Class of 1884 Oberlin College alumnae Anna Julia Cooper and Mary Church Terrell, two of OC's earliest African-American women graduates, will be inducted into the United States Postal Service's (USPS) Civil Rights Pioneers and Black Heritage stamp series.

The February release of the Civil Rights Pioneers stamp collection will feature Terrell, among other civil rights leaders. In June, Cooper will become the 32nd inductee into the USPS's Black Heritage stamp series.

Both stamps will be available for purchase at local post offices, online at www.usps.com/shop, or by phone at 800-STAMP-24 (800-782-6724).

Terrell was a journalist, activist, educator, and driving force behind the African-American women's suffrage movement. Born in 1863 in Memphis, Tenn., to former slaves, Terrell earned a bachelor's degree in classics at Oberlin College in 1884 and a master's degree four years later. She was among the first black women to graduate from Oberlin college, and while here she made her mark, writing for and editing the Oberlin Review newspaper, which is still in publication.

Terrell worked at Wilberforce College for many years as a professor and principal. Her tireless work on education issues led to her appointment to the District of Columbia board of education, on which she served from 1895 to 1906; she was the first African-American woman to be so appointed. While still teaching and maintaining a prosperous career as a journalist, Terrell served as the first president of the National Association of Colored Women's Clubs and founded the National Association of College Women. She was the only African-American woman invited to take part in the 1904 International Congress of Women, and she was one of two female founding members of the National Association for the Advancement of Colored People.

The six designs of the 42 cents Civil Rights Pioneers commemorative stamps will be issued Feb. 21.

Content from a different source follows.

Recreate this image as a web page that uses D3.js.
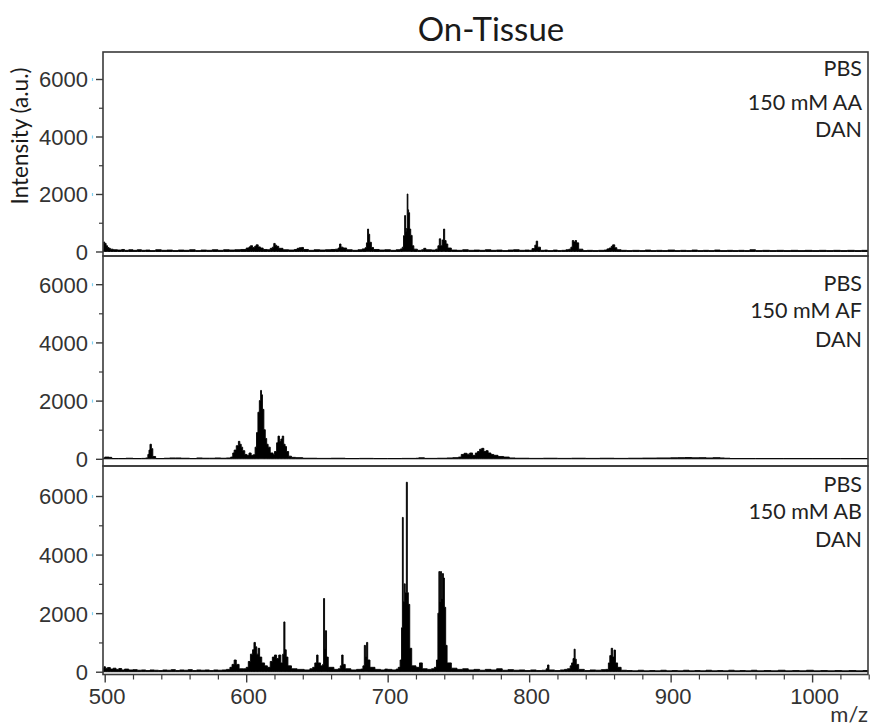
<!DOCTYPE html>
<html lang="en">
<head>
<meta charset="utf-8">
<script src="https://d3js.org/d3.v7.min.js"></script>
<style>
  body { margin: 0; background: #fff; }
  svg { font-family: 'Lato', 'Open Sans', sans-serif; }
  .frame { fill: none; stroke: #3a3a3a; stroke-width: 1.6px; }
  .tick-label { fill: #333; font-size: 22px; }
  .note { fill: #222; font-size: 21.5px; }
  .spec { fill: #000; stroke: #000; stroke-width: 0.9px; stroke-linejoin: miter; }
</style>
</head>
<body>
<svg width="873" height="727"></svg>
<script>
// ---- data ----
var mzDomain = [498.8, 1039.5];
var xTicks = [500, 600, 700, 800, 900, 1000];
var yTicks = [0, 2000, 4000, 6000];
var yMinorTicks = [1000, 3000, 5000];

var labelsAA = ["PBS", "150 mM AA", "DAN"];
var labelsAF = ["PBS", "150 mM AF", "DAN"];
var labelsAB = ["PBS", "150 mM AB", "DAN"];

// [m/z, intensity]
var specAA = [
  [498.8,60],[499.3,330],[500,280],[501,200],[502,140],[503,110],[504,80],[506,60],[509,50],[512,70],[514,40],[517,60],[520,40],
  [523,60],[526,40],[529,50],[532,30],[536,60],[540,40],[544,50],[548,30],[552,50],[556,40],[560,60],[564,30],[568,50],[572,40],
  [576,60],[580,40],[584,60],[588,50],[592,60],[596,70],[600,120],[602,160],[603,200],[604.5,140],[606,180],[607,230],[608.5,160],
  [610,120],[612,70],[615,60],[617,110],[618.5,150],[619.5,280],[620.5,220],[621.5,180],[623,110],[626,60],[630,50],[634,70],
  [636,110],[637.5,130],[639,140],[640.5,70],[644,40],[648,60],[652,50],[656,60],[660,70],[663,80],[665,120],[666,260],
  [667,150],[668.5,120],[671,60],[675,40],[679,60],[682,90],[684,130],[685,300],[685.8,780],[686.5,600],[687.3,320],[688.5,140],
  [690,70],[694,50],[698,60],[702,40],[706,60],[709,90],[710.3,150],[711.2,550],[712,1250],[712.6,700],[713.2,800],[713.8,2000],
  [714.3,1450],[714.8,1350],[715.5,780],[716.3,560],[717.3,200],[718.5,80],[721,40],[724,60],[725.5,110],[727,60],[731,50],
  [734,80],[735.5,200],[736.5,440],[737.5,200],[738.5,400],[739.5,780],[740.3,380],[741.3,260],[742.5,120],[745,50],[749,40],
  [753,60],[757,40],[761,50],[765,40],[769,60],[773,40],[777,50],[781,30],[785,50],[789,60],[793,40],[797,50],[800,40],
  [802,100],[804,220],[805,360],[806,150],[808,40],[811,50],[813,30],[817,50],[820,30],[823,40],[826,60],[828,80],[829.5,150],
  [830.5,380],[831.5,330],[832.5,380],[833.5,300],[835,80],[838,30],[841,40],[845,30],[849,40],[853,50],[855,90],[856.5,120],
  [858,180],[859,230],[860.5,130],[862,60],[865,40],[869,30],[873,40],[878,30],[882,50],[886,30],[890,40],[894,30],[898,50],
  [903,30],[907,40],[911,30],[915,50],[919,30],[923,40],[927,30],[931,50],[935,30],[940,40],[944,30],[948,40],[952,30],
  [956,60],[960,30],[965,40],[970,30],[975,40],[980,30],[985,40],[990,30],[995,40],[1000,30],[1005,40],[1010,30],[1015,40],
  [1020,30],[1025,40],[1030,30],[1035,40],[1039.5,30]
];

var specAF = [
  [498.8,20],[500,60],[503,50],[505,10],[510,10],[515,20],[520,10],[526,15],[529,30],[530.5,150],[531.3,300],[532,500],
  [533,350],[534,80],[536,10],[542,20],[546,30],[550,30],[554,20],[560,10],[565,30],[569,20],[574,20],[578,30],[582,20],
  [586,30],[589,60],[590.5,200],[591.5,300],[593,450],[594.5,600],[595.5,500],[596.5,400],[597.5,280],[599,150],[600.5,120],
  [602,200],[603.5,120],[605,140],[606.3,400],[607.3,900],[608.3,1600],[609.3,2000],[610.2,2350],[610.8,2200],[611.5,1700],
  [612.5,1000],[613.5,700],[614.5,500],[615.5,400],[617,200],[619,150],[620,250],[621.5,550],[622.5,780],[623.5,600],
  [624.5,680],[625.5,780],[626.5,500],[627.5,420],[628.5,250],[630,90],[632,50],[635,40],[640,20],[650,15],[660,20],
  [670,10],[680,15],[690,10],[700,10],[710,15],[720,20],[722,35],[726,15],[735,20],[742,30],[746,40],[750,60],
  [752,150],[754,190],[756,160],[758,200],[760,120],[762,200],[763.5,250],[765,330],[766.5,360],[768,250],[769.5,280],
  [771,200],[773,150],[775,120],[778,80],[782,60],[786,30],[790,20],[800,15],[810,20],[820,15],[830,20],[840,15],
  [850,20],[860,15],[870,20],[880,25],[890,30],[900,35],[905,40],[910,45],[915,35],[920,40],[925,30],[930,40],[935,30],
  [938,20],[942,10],[960,10],[980,10],[1000,10],[1020,10],[1039.5,10]
];

var specAB = [
  [498.8,100],[499.5,170],[500.5,120],[502,140],[504,90],[506,120],[508,80],[510,110],[512,60],[514,90],[517,60],[520,70],
  [523,50],[526,60],[529,40],[532,60],[535,50],[538,40],[541,60],[544,50],[547,70],[550,40],[553,60],[556,50],[559,70],
  [562,40],[565,60],[568,50],[571,60],[574,40],[577,60],[580,50],[583,60],[586,80],[588.5,150],[590,250],[591.5,400],
  [593,250],[595,100],[598,100],[600,150],[601.5,350],[603,600],[604.5,750],[605.5,1000],[606.5,850],[607.5,600],[608.5,800],
  [609.5,500],[611,300],[613,200],[615,150],[617,350],[618.5,500],[620,570],[621.5,450],[623,570],[624.5,300],[625.8,600],
  [626.6,1700],[627.4,750],[628.3,500],[629.5,200],[632,100],[636,80],[641,60],[645,100],[647,150],[648.5,300],[649.8,570],
  [650.8,300],[652.5,200],[654,250],[654.7,2500],[655.4,800],[656,1400],[656.8,500],[658,150],[662,80],[665,100],[666.5,200],
  [667.5,570],[668.5,250],[670,100],[674,60],[678,80],[681,90],[682.5,200],[683.5,900],[684.3,500],[685.1,1000],[685.9,400],
  [687.5,150],[691,80],[695,60],[698,90],[700,80],[703,60],[706,90],[707.5,150],[708.8,400],[709.8,1500],[710.4,5270],
  [711,2400],[711.7,3000],[712.4,2700],[713.2,6470],[713.9,2700],[714.6,2300],[715.6,800],[717,200],[720,150],[722.5,300],
  [724.5,100],[728,80],[731,100],[733,150],[734.5,400],[735.5,2000],[736.2,3420],[736.8,2400],[737.4,3420],[738,2500],
  [738.7,3350],[739.4,3200],[740.1,2200],[741,900],[742,300],[745,120],[749,80],[753,100],[757,60],[761,80],[765,50],
  [769,80],[773,60],[777,100],[781,50],[785,70],[789,50],[793,60],[797,40],[801,60],[805,40],[809,50],[812,100],[813,230],
  [814,60],[818,40],[822,60],[825,80],[827,100],[829,200],[830,300],[831,450],[831.8,770],[832.5,430],[833.3,250],[835,80],
  [839,40],[843,60],[847,50],[851,70],[854,80],[856,300],[857,550],[858,800],[859,500],[860,740],[861,300],[862.5,150],
  [865,50],[869,40],[873,30],[877,50],[881,30],[885,40],[889,30],[893,50],[897,30],[901,40],[905,30],[909,50],[913,30],
  [917,40],[921,30],[925,50],[929,30],[933,40],[937,30],[941,50],[945,30],[949,40],[953,30],[957,50],[961,30],[966,40],
  [971,30],[976,50],[981,30],[986,40],[991,30],[996,50],[1001,30],[1006,40],[1011,30],[1016,40],[1021,30],[1026,40],
  [1031,30],[1036,40],[1039.5,30]
];

// ---- layout ----
var svg = d3.select("svg");
var left = 103, right = 868;

var panels = [
  { spec: specAA, labels: labelsAA, top: 52,  bottom: 256,   yDomain: [-157, 6939], noteY: [76, 110, 137] },
  { spec: specAF, labels: labelsAF, top: 256, bottom: 466,   yDomain: [-247, 6969], noteY: [291, 318, 347] },
  { spec: specAB, labels: labelsAB, top: 466, bottom: 674.5, yDomain: [-95, 7025],  noteY: [492, 519, 547] }
];

var x = d3.scaleLinear().domain(mzDomain).range([left, right]);

panels.forEach(function(p, i) {
  var y = d3.scaleLinear().domain(p.yDomain).range([p.bottom, p.top]);
  var g = svg.append("g").attr("class", "panel");

  var clipId = "clip" + i;
  g.append("clipPath").attr("id", clipId)
    .append("rect")
      .attr("x", left).attr("y", p.top)
      .attr("width", right - left).attr("height", p.bottom - p.top);

  var area = d3.area()
      .curve(d3.curveStepAfter)
      .x(function(d) { return x(d[0]); })
      .y0(y(0))
      .y1(function(d) { return y(d[1]); });

  g.append("path")
      .datum(p.spec)
      .attr("class", "spec")
      .attr("clip-path", "url(#" + clipId + ")")
      .attr("d", area);

  // y axis (major ticks with labels, minor without)
  var yAxis = d3.axisLeft(y)
      .tickValues(yTicks)
      .tickSize(7)
      .tickPadding(8)
      .tickFormat(d3.format("d"));
  var ya = g.append("g")
      .attr("transform", "translate(" + left + ",0)")
      .call(yAxis);
  ya.select(".domain").remove();
  ya.selectAll(".tick line").attr("stroke", "#3a3a3a").attr("stroke-width", 1.4);
  ya.selectAll(".tick text")
      .attr("class", "tick-label")
      .attr("dy", "0.36em")
      .style("font-family", null).style("font-size", null);

  ya.selectAll(".tick").filter(function(d) { return d > 0; })
    .append("line")
      .attr("x1", -10.5).attr("x2", -10.5)
      .attr("y1", -1.5).attr("y2", 1.5)
      .attr("stroke", "#7fd0f2").attr("stroke-width", 1.2);

  var yMinor = d3.axisLeft(y).tickValues(yMinorTicks).tickSize(4).tickFormat("");
  var ym = g.append("g")
      .attr("transform", "translate(" + left + ",0)")
      .call(yMinor);
  ym.select(".domain").remove();
  ym.selectAll(".tick line").attr("stroke", "#3a3a3a").attr("stroke-width", 1.2);

  // frame
  g.append("rect")
      .attr("class", "frame")
      .attr("x", left).attr("y", p.top)
      .attr("width", right - left).attr("height", p.bottom - p.top);

  // sample notes
  g.selectAll("text.note")
    .data(p.labels)
    .enter().append("text")
      .attr("class", "note")
      .attr("x", 862)
      .attr("y", function(d, j) { return p.noteY[j]; })
      .attr("text-anchor", "end")
      .text(function(d) { return d; });

  // x axis on the bottom panel
  if (i === panels.length - 1) {
    var xMajor = d3.axisBottom(x).tickValues(xTicks).tickSize(8).tickPadding(6).tickFormat(d3.format("d"));
    var xa = g.append("g")
        .attr("transform", "translate(0," + p.bottom + ")")
        .call(xMajor);
    xa.select(".domain").remove();
    xa.selectAll(".tick line").attr("stroke", "#3a3a3a").attr("stroke-width", 1.4);
    xa.selectAll(".tick text")
        .attr("class", "tick-label")
        .attr("dx", "2")
        .style("font-family", null).style("font-size", null);

    var minorVals = d3.range(520, 1041, 20).filter(function(v) { return v % 100 !== 0; });
    var xMinor = d3.axisBottom(x).tickValues(minorVals).tickSize(5).tickFormat("");
    var xm = g.append("g")
        .attr("transform", "translate(0," + p.bottom + ")")
        .call(xMinor);
    xm.select(".domain").remove();
    xm.selectAll(".tick line").attr("stroke", "#3a3a3a").attr("stroke-width", 1.2);
  }
});

// titles
svg.append("text")
    .attr("x", 491).attr("y", 41)
    .attr("text-anchor", "middle")
    .style("font-size", "33px").style("fill", "#1a1a1a")
    .text("On-Tissue");

svg.append("text")
    .attr("transform", "translate(28,136) rotate(-90)")
    .attr("text-anchor", "middle")
    .style("font-size", "22.5px").style("fill", "#1a1a1a")
    .text("Intensity (a.u.)");

svg.append("text")
    .attr("x", 868).attr("y", 722)
    .attr("text-anchor", "end")
    .style("font-size", "22px").style("fill", "#333")
    .text("m/z");
</script>
</body>
</html>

Cooper was an educator, scholar, feminist, and activist who gave voice to the African-American community during the 19th and 20th centuries. She tirelessly fought for social justice and civil rights for African-American women, young people, and the poor through her scholarship, community outreach, and innovative educational leadership.

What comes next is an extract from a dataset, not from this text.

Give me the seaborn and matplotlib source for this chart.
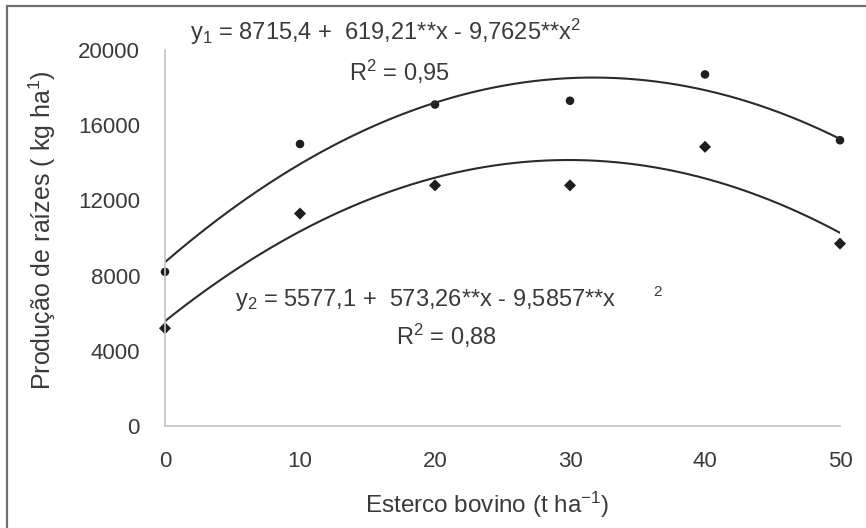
import numpy as np
import pandas as pd
import matplotlib
matplotlib.use("Agg")
import matplotlib.pyplot as plt
from matplotlib.patches import Rectangle
import seaborn as sns

# Dados
doses = [0, 10, 20, 30, 40, 50]
prod_1 = [8200, 15000, 17100, 17300, 18700, 15200]
prod_2 = [5200, 11300, 12800, 12800, 14850, 9700]

# coeficientes das equações ajustadas (b0, b1, b2)
coef_1 = [8715.4, 619.21, -9.7625]
coef_2 = [5577.1, 573.26, -9.5857]

sns.set_theme(style="white")
plt.rcParams['font.family'] = ['Liberation Sans', 'DejaVu Sans']
plt.rcParams['mathtext.fontset'] = 'custom'
plt.rcParams['mathtext.rm'] = 'Liberation Sans'
plt.rcParams['mathtext.it'] = 'Liberation Sans'

txt = '#3a3a3a'
spine = '#c4c4c4'

fig = plt.figure(figsize=(8.66, 5.28), dpi=100)
ax = fig.add_axes([165 / 866, 1 - 426 / 528, 675 / 866, 376 / 528])

pts = pd.DataFrame({'dose': doses * 2,
                    'prod': prod_1 + prod_2,
                    'serie': ['1'] * 6 + ['2'] * 6})

xs = np.linspace(0, 50, 200)
curvas = pd.DataFrame({
    'dose': np.concatenate([xs, xs]),
    'prod': np.concatenate([np.polyval(coef_1[::-1], xs), np.polyval(coef_2[::-1], xs)]),
    'serie': ['1'] * len(xs) + ['2'] * len(xs)})

sns.lineplot(data=curvas, x='dose', y='prod', units='serie', estimator=None,
             color='#2b2b2b', linewidth=1.5, ax=ax)
sns.scatterplot(data=pts, x='dose', y='prod', style='serie', markers={'1': 'o', '2': 'D'},
                color='#1e1e1e', s=38, edgecolor='none', legend=False, ax=ax, clip_on=False)

ax.set_xlim(0, 50)
ax.set_ylim(0, 20000)
ax.set_xticks(doses)
ax.set_yticks([0, 4000, 8000, 12000, 16000, 20000])
for s in ['top', 'right']:
    ax.spines[s].set_visible(False)
for s in ['left', 'bottom']:
    ax.spines[s].set_color(spine)
    ax.spines[s].set_linewidth(1.2)
ax.tick_params(axis='both', direction='out', length=6, width=1.2, color=spine,
               labelsize=16, labelcolor=txt)
ax.tick_params(axis='y', pad=12)
ax.tick_params(axis='x', pad=12)
ax.set_facecolor('white')

ax.set_xlabel('Esterco bovino (t ha$^{-1}$)', fontsize=17.5, color=txt)
ax.xaxis.label.set_verticalalignment('baseline')
ax.xaxis.set_label_coords(0.477, -0.231)
ax.set_ylabel('Produção de raízes ( kg ha$^{1}$)', fontsize=18, color=txt)
ax.yaxis.set_label_coords(-0.158, 0.521)

eq_kw = dict(transform=ax.transAxes, fontsize=17, color=txt, va='baseline')
ax.text(0.037, 1.027, 'y$_1$ = 8715,4 +  619,21**x - 9,7625**x$^2$', ha='left', **eq_kw)
ax.text(0.348, 0.918, 'R$^2$ = 0,95', ha='center', **eq_kw)
ax.text(0.104, 0.319, 'y$_2$ = 5577,1 +  573,26**x - 9,5857**x', ha='left', **eq_kw)
ax.text(0.729, 0.356, '2', transform=ax.transAxes, fontsize=11, color=txt,
        ha='center', va='center')
ax.text(0.417, 0.215, 'R$^2$ = 0,88', ha='center', **eq_kw)

# moldura da figura
fig.patches.append(Rectangle((7 / 866, -0.05), 1.2, (1 - 6 / 528) + 0.05,
                             transform=fig.transFigure, fill=False,
                             edgecolor='#6f6f6f', linewidth=1.6))

fig.savefig('out.png', dpi=100)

Cooper, who once described her vocation as "the education of neglected people," viewed learning as a means of true liberation. She is best known for her educational leadership, her challenges to the racist notion that African-Americans were naturally inferior, and her 1892 groundbreaking collection of essays and speeches, "A Voice from the South by a Black Woman of the South." In it, she urged readers to take an active role in liberating themselves and others from racism and sexism in order to realize their fullest potential.

Born into slavery around 1858 in Raleigh, N.C., Cooper developed a love of learning early in life. She entered Oberlin College in 1881 and earned a degree in mathematics in 1884. Eight years later, she published "A Voice from the South," the first book-length volume of black feminist analysis in the United States. She later studied French literature and history at Columbia University before transferring to the Sorbonne in Paris in 1924; a year later she became the fourth African-American woman ever to earn a Ph.D. and the first black woman from any country to do so at the Sorbonne. While furthering her studies, Cooper taught full time at various schools throughout the United States, teaching (and later acting as principal) at the largest and most prestigious public high school for African-Americans in the nation, M Street High School in Washington, D.C., now known as Dunbar High School.

The 42 cents Anna Julia Cooper stamp, which will be available in June, features a portrait of Cooper created by Kadir Nelson, who based his painting on an undated photograph.